Siderophores are the compounds which can chelate iron and cause iron deficiency on growing pathogens in the plant rhizosphere, indirectly suppressing the growth of these pathogens. The importance of siderophore production in species of Pseudomonas is vividly described by Jan et al. (Citation2011), where it induced systemic resistance in watermelon against gummy stem rot while the siderophore-negative mutants failed to induce resistance. Haas and Défago (Citation2005) reported that strains of Pseudomonas act as a strong biocontrol PGPR because of its efficacy to produce siderophores. They further reported that strains of Pseudomonas can suppress Fusarium oxysporum, Gaeumannomyces graminis, Rhizoctonia solani, and so on.

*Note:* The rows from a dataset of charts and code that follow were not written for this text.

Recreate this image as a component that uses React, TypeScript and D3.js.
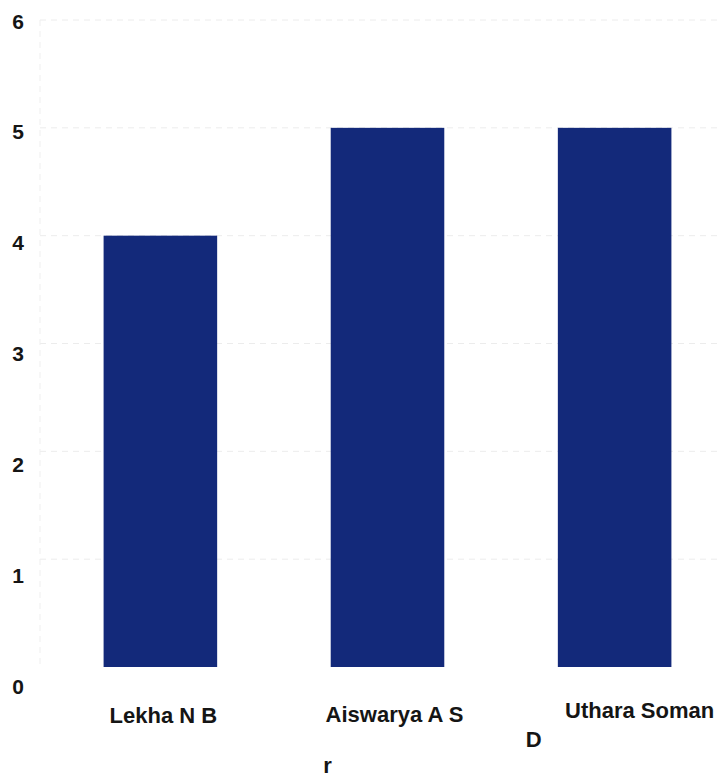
import { useEffect, useRef } from 'react';
import * as d3 from 'd3';

const categories = ['Lekha N B', 'Aiswarya A S', 'Uthara Soman'];
const values = [4, 5, 5];
const yTicks = [0, 1, 2, 3, 4, 5, 6];
// stray fragments printed under the category labels
const extraLabels = [
    { category: 'Aiswarya A S', text: 'r' },
    { category: 'Uthara Soman', text: 'D' },
];

const FONT = '"Liberation Sans", Arial, sans-serif';

export default function App() {
    const svgRef = useRef<SVGSVGElement>(null);

    useEffect(() => {
        if (!svgRef.current) return;
        document.body.style.margin = '0';

        const width = 721;
        const height = 779;

        const svg = d3.select(svgRef.current);
        svg.selectAll('*').remove();
        svg.attr('viewBox', `0 0 ${width} ${height}`);

        svg.append('rect')
            .attr('width', width)
            .attr('height', height)
            .attr('fill', '#fff');

        const x = d3.scaleBand<string>()
            .domain(categories)
            .range([40, 735])
            .paddingInner(0.5)
            .paddingOuter(0.28);

        const y = d3.scaleLinear().domain([0, 6]).range([667, 20]);
        // tick labels sit a little lower than their gridlines in the print
        const yLabel = d3.scaleLinear().domain([0, 6]).range([686, 21]);

        // Gridlines
        svg.selectAll('.grid')
            .data(yTicks.filter(t => t > 0))
            .enter()
            .append('line')
            .attr('class', 'grid')
            .attr('x1', 40)
            .attr('x2', width)
            .attr('y1', d => y(d))
            .attr('y2', d => y(d))
            .attr('stroke', '#ececec')
            .attr('stroke-dasharray', '6,5');

        svg.append('line')
            .attr('x1', 40)
            .attr('x2', 40)
            .attr('y1', y(6))
            .attr('y2', y(0))
            .attr('stroke', '#efefef')
            .attr('stroke-dasharray', '6,5');

        // Bars
        svg.selectAll('.bar')
            .data(categories)
            .enter()
            .append('rect')
            .attr('class', 'bar')
            .attr('x', d => x(d) || 0)
            .attr('y', (d, i) => y(values[i]))
            .attr('width', x.bandwidth())
            .attr('height', (d, i) => y(0) - y(values[i]))
            .attr('fill', '#13297a');

        // Y labels
        svg.selectAll('.ylabel')
            .data(yTicks)
            .enter()
            .append('text')
            .attr('class', 'ylabel')
            .attr('x', 18)
            .attr('y', d => yLabel(d))
            .attr('dy', '0.36em')
            .attr('text-anchor', 'middle')
            .attr('font-family', FONT)
            .attr('font-weight', 'bold')
            .attr('font-size', 21)
            .attr('fill', '#151515')
            .text(d => d);

        // Category labels (slightly shifted, as in the photographed print)
        const labelShift = [3, 7, 25];
        const labelBase = [723, 722, 718];
        svg.selectAll('.xlabel')
            .data(categories)
            .enter()
            .append('text')
            .attr('class', 'xlabel')
            .attr('x', (d, i) => (x(d) || 0) + x.bandwidth() / 2 + labelShift[i])
            .attr('y', (d, i) => labelBase[i])
            .attr('text-anchor', 'middle')
            .attr('font-family', FONT)
            .attr('font-weight', 'bold')
            .attr('font-size', 22)
            .attr('fill', '#151515')
            .text(d => d);

        const extraShift = [-60, -81];
        const extraBase = [773, 747];
        svg.selectAll('.extra')
            .data(extraLabels)
            .enter()
            .append('text')
            .attr('class', 'extra')
            .attr('x', (d, i) => (x(d.category) || 0) + x.bandwidth() / 2 + extraShift[i])
            .attr('y', (d, i) => extraBase[i])
            .attr('text-anchor', 'middle')
            .attr('font-family', FONT)
            .attr('font-weight', 'bold')
            .attr('font-size', 22)
            .attr('fill', '#151515')
            .text(d => d.text);
    }, []);

    return <svg ref={svgRef} width={721} height={779} style={{ display: 'block' }} />;
}
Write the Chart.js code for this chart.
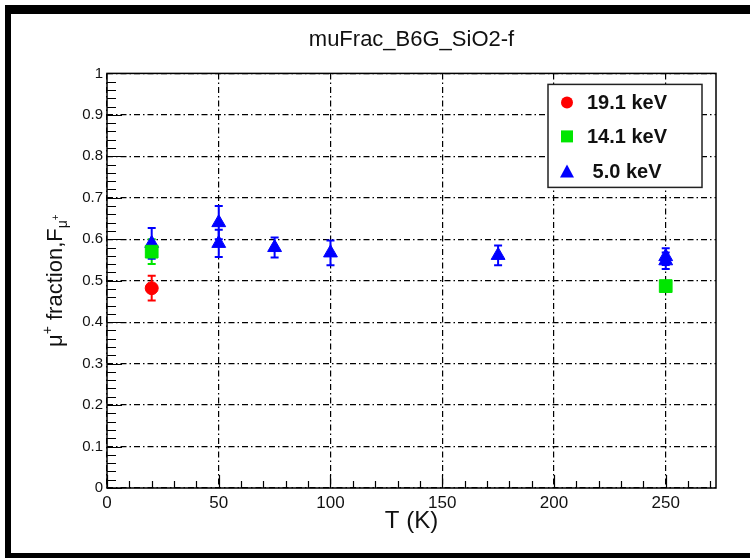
<!DOCTYPE html>
<html>
<head>
<meta charset="utf-8">
<script src="https://cdn.jsdelivr.net/npm/chart.js@4.4.0/dist/chart.umd.min.js"></script>
<style>
    html, body { margin: 0; padding: 0; background: #fff; }
    #wrap { position: relative; width: 750px; height: 558px; overflow: hidden; }
    #frame {
        position: absolute; left: 5px; top: 5px; width: 745px; height: 553px;
        box-sizing: border-box; pointer-events: none;
        border-top: 9px solid #000; border-left: 6px solid #000; border-bottom: 5px solid #000;
    }
    canvas { position: absolute; left: 0; top: 0; }
</style>
</head>
<body>
<div id="wrap">
    <canvas id="chart" width="750" height="558"></canvas>
    <div id="frame"></div>
</div>
<script>
// chart texts
const chartTitle = 'muFrac_B6G_SiO2-f';
const xTitle = 'T (K)';
const seriesLabels = ['19.1 keV', '14.1 keV', '5.0 keV'];
const seriesColors = ['#ff0000', '#00e600', '#0000ff'];
const seriesStyles = ['circle', 'rect', 'triangle'];

// 19.1 keV
const temps19 = [20];
const frac19 = [0.482];
const err19 = [0.03];

// 14.1 keV
const temps14 = [20, 250];
const frac14 = [0.57, 0.487];
const err14 = [0.03, 0.01];

// 5.0 keV
const temps5 = [20, 50, 50, 75, 100, 175, 250, 250];
const frac5 = [0.59, 0.64, 0.59, 0.58, 0.567, 0.561, 0.558, 0.548];
const err5 = [0.037, 0.04, 0.033, 0.024, 0.03, 0.024, 0.02, 0.02];

// axes
const xMin = 0, xMax = 272.5, xStep = 50, xMinorStep = 10;
const yMin = 0, yMax = 1, yStep = 0.1, yMinorStep = 0.02;

const FONT = "'Liberation Sans', Arial, sans-serif";

const toPoints = (xs, ys, es) => xs.map((x, i) => ({ x: x, y: ys[i], err: es[i] }));

const allSeries = [
    toPoints(temps19, frac19, err19),
    toPoints(temps14, frac14, err14),
    toPoints(temps5, frac5, err5),
];

const radii = [6.5, 9, 8];

const datasets = allSeries.map((pts, i) => ({
    label: seriesLabels[i],
    data: pts,
    pointStyle: seriesStyles[i],
    pointRadius: radii[i],
    pointBackgroundColor: seriesColors[i],
    pointBorderColor: seriesColors[i],
    pointBorderWidth: 1,
    showLine: false,
}));

// ROOT-like decorations: error bars, frame, minor ticks, legend, y title
const rootDecor = {
    id: 'rootDecor',
    beforeDatasetsDraw(chart) {
        const ctx = chart.ctx;
        const xs = chart.scales.x, ys = chart.scales.y;
        ctx.save();
        ctx.lineWidth = 2;
        chart.data.datasets.forEach((ds, i) => {
            ctx.strokeStyle = seriesColors[i];
            ds.data.forEach((p) => {
                const px = xs.getPixelForValue(p.x);
                const top = ys.getPixelForValue(p.y + p.err);
                const bot = ys.getPixelForValue(p.y - p.err);
                ctx.beginPath();
                ctx.moveTo(px, top); ctx.lineTo(px, bot);
                ctx.moveTo(px - 4, top); ctx.lineTo(px + 4, top);
                ctx.moveTo(px - 4, bot); ctx.lineTo(px + 4, bot);
                ctx.stroke();
            });
        });
        ctx.restore();
    },
    afterDraw(chart) {
        const ctx = chart.ctx;
        const a = chart.chartArea;
        const xs = chart.scales.x, ys = chart.scales.y;
        ctx.save();

        // frame
        ctx.strokeStyle = '#000';
        ctx.lineWidth = 1.5;
        ctx.strokeRect(a.left, a.top, a.right - a.left, a.bottom - a.top);

        // ticks
        ctx.lineWidth = 1.2;
        ctx.beginPath();
        for (let v = yMin; v <= yMax + 1e-9; v += yMinorStep) {
            const major = Math.abs(v / yStep - Math.round(v / yStep)) < 1e-6;
            const py = Math.round(ys.getPixelForValue(v)) + 0.5;
            ctx.moveTo(a.left, py);
            ctx.lineTo(a.left + (major ? 15 : 9), py);
        }
        for (let v = xMin; v <= xMax + 1e-9; v += xMinorStep) {
            const major = v % xStep === 0;
            const px = Math.round(xs.getPixelForValue(v)) + 0.5;
            ctx.moveTo(px, a.bottom);
            ctx.lineTo(px, a.bottom - (major ? 13 : 7));
        }
        ctx.stroke();

        // legend
        const lx = a.right - 168, ly = a.top + 11, lw = 154, lh = 103;
        ctx.fillStyle = '#fff';
        ctx.fillRect(lx, ly, lw, lh);
        ctx.strokeStyle = '#222';
        ctx.lineWidth = 1.5;
        ctx.strokeRect(lx, ly, lw, lh);
        ctx.font = 'bold 20px ' + FONT;
        ctx.textAlign = 'center';
        ctx.textBaseline = 'middle';
        const rowY = [ly + 18, ly + 52, ly + 87];
        seriesLabels.forEach((lab, i) => {
            const mx = lx + 19, my = rowY[i];
            ctx.fillStyle = seriesColors[i];
            ctx.beginPath();
            if (seriesStyles[i] === 'circle') {
                ctx.arc(mx, my, 6, 0, Math.PI * 2);
            } else if (seriesStyles[i] === 'rect') {
                ctx.rect(mx - 6, my - 6, 12, 12);
            } else {
                ctx.moveTo(mx, my - 7); ctx.lineTo(mx + 7, my + 6); ctx.lineTo(mx - 7, my + 6);
                ctx.closePath();
            }
            ctx.fill();
            ctx.fillStyle = '#111';
            ctx.fillText(lab, lx + 79, my + 1);
        });

        // y axis title: mu+ fraction,F_mu+
        ctx.translate(62, (a.top + a.bottom) / 2);
        ctx.rotate(-Math.PI / 2);
        ctx.fillStyle = '#111';
        ctx.textAlign = 'left';
        ctx.textBaseline = 'alphabetic';
        const parts = [
            { t: '\u03bc', s: 22, dy: 0 },
            { t: '+', s: 14, dy: -10 },
            { t: ' fraction,F', s: 22, dy: 0 },
            { t: '\u03bc', s: 14, dy: 5 },
            { t: '+', s: 10, dy: -3 },
        ];
        let total = 0;
        parts.forEach((p) => { ctx.font = p.s + 'px ' + FONT; p.w = ctx.measureText(p.t).width; total += p.w; });
        let cx = -total / 2;
        parts.forEach((p) => {
            ctx.font = p.s + 'px ' + FONT;
            ctx.fillText(p.t, cx, p.dy);
            cx += p.w;
        });
        ctx.restore();
    },
};

const gridStyle = { color: '#000', lineWidth: 1.2, drawTicks: false };
const gridDash = { display: false, dash: [6, 3, 1.5, 3] };

new Chart(document.getElementById('chart'), {
    type: 'scatter',
    data: { datasets: datasets },
    options: {
        responsive: false,
        animation: false,
        layout: { padding: { left: 0, right: 34, top: 0, bottom: 0 } },
        plugins: {
            legend: { display: false },
            tooltip: { enabled: false },
            title: {
                display: true,
                text: chartTitle,
                fullSize: false,
                color: '#111',
                font: { family: FONT, size: 22, weight: 'normal' },
                padding: { top: 27, bottom: 20 },
            },
        },
        scales: {
            x: {
                type: 'linear',
                min: xMin,
                max: xMax,
                afterFit: (s) => { s.height = 70; },
                grid: gridStyle,
                border: gridDash,
                ticks: {
                    stepSize: xStep,
                    includeBounds: false,
                    maxRotation: 0,
                    padding: 5,
                    color: '#111',
                    font: { family: FONT, size: 17 },
                },
                title: {
                    display: true,
                    text: xTitle,
                    color: '#111',
                    font: { family: FONT, size: 24 },
                    padding: { top: 0, bottom: 22 },
                },
            },
            y: {
                type: 'linear',
                min: yMin,
                max: yMax,
                afterFit: (s) => { s.width = 107; },
                grid: gridStyle,
                border: gridDash,
                ticks: {
                    stepSize: yStep,
                    padding: 4,
                    color: '#111',
                    font: { family: FONT, size: 15 },
                    callback: (v) => String(Math.round(v * 10) / 10),
                },
            },
        },
    },
    plugins: [rootDecor],
});
</script>
</body>
</html>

Siderophore production trait was observed in K. turfanensis strain 2M4 suggests that this strain may aid in suppressing phytopathogen in the rhizosphere.

Several published reports suggest that if an organism shows in vitro PGPR traits such as IAA production, phosphate solubilization, ammonia production, and siderophore production then it is inevitable for that organism to shows plant growth promotion in vivo (El-Deeb et al. Citation2012, Citation2013; George et al. Citation2013). Deepa et al. (Citation2010) showed that strains of Enterobacter aerogens and Enterobacter cloacae which produced IAA, siderophores, hydrogen cyanide (HCN), and solubilized showed growth promotion in cowpea (Vigna unguiculata L.). Similarly, Jha et al. (Citation2012) showed the growth promotion in Jatropha curcas by multi-trait PGPR with ACC deaminase activity Enterobacter cancerogenus MSA2. Goswami et al. (Citation2013b) reported growth promotion in green gram (Vigna radiata) and chickpea (Cicer arietinum L.) by Pseudomonas spp. strain OG isolated from marine water. Madhaiyan et al. (Citation2006) reported enhancement in growth of groundnut (Arachis hypogaea L.) by Methylobacterium spp. which also showed biocontrol activity against its fungal pathogen Aspergillus niger and Sclerotium rolfsii. Under present study, K. turfanensis strain 2M4 possessing important PGPR traits showed growth promotion in groundnut (Arachis hypogaea L.) under saline soil. Thus, from the evidences obtained K. turfanensis strain 2M4 isolated from saline desert can be considered as a PGPR.

Acknowledgments

Authors are thankful to Department of Science and Technology (DST), New Delhi, India for the fellowship and financial aid. Authors are also thankful to Dr. K. C. Patel R&D Centre, Charotar University of Science and Technology (CHARUSAT) for providing necessary facilities.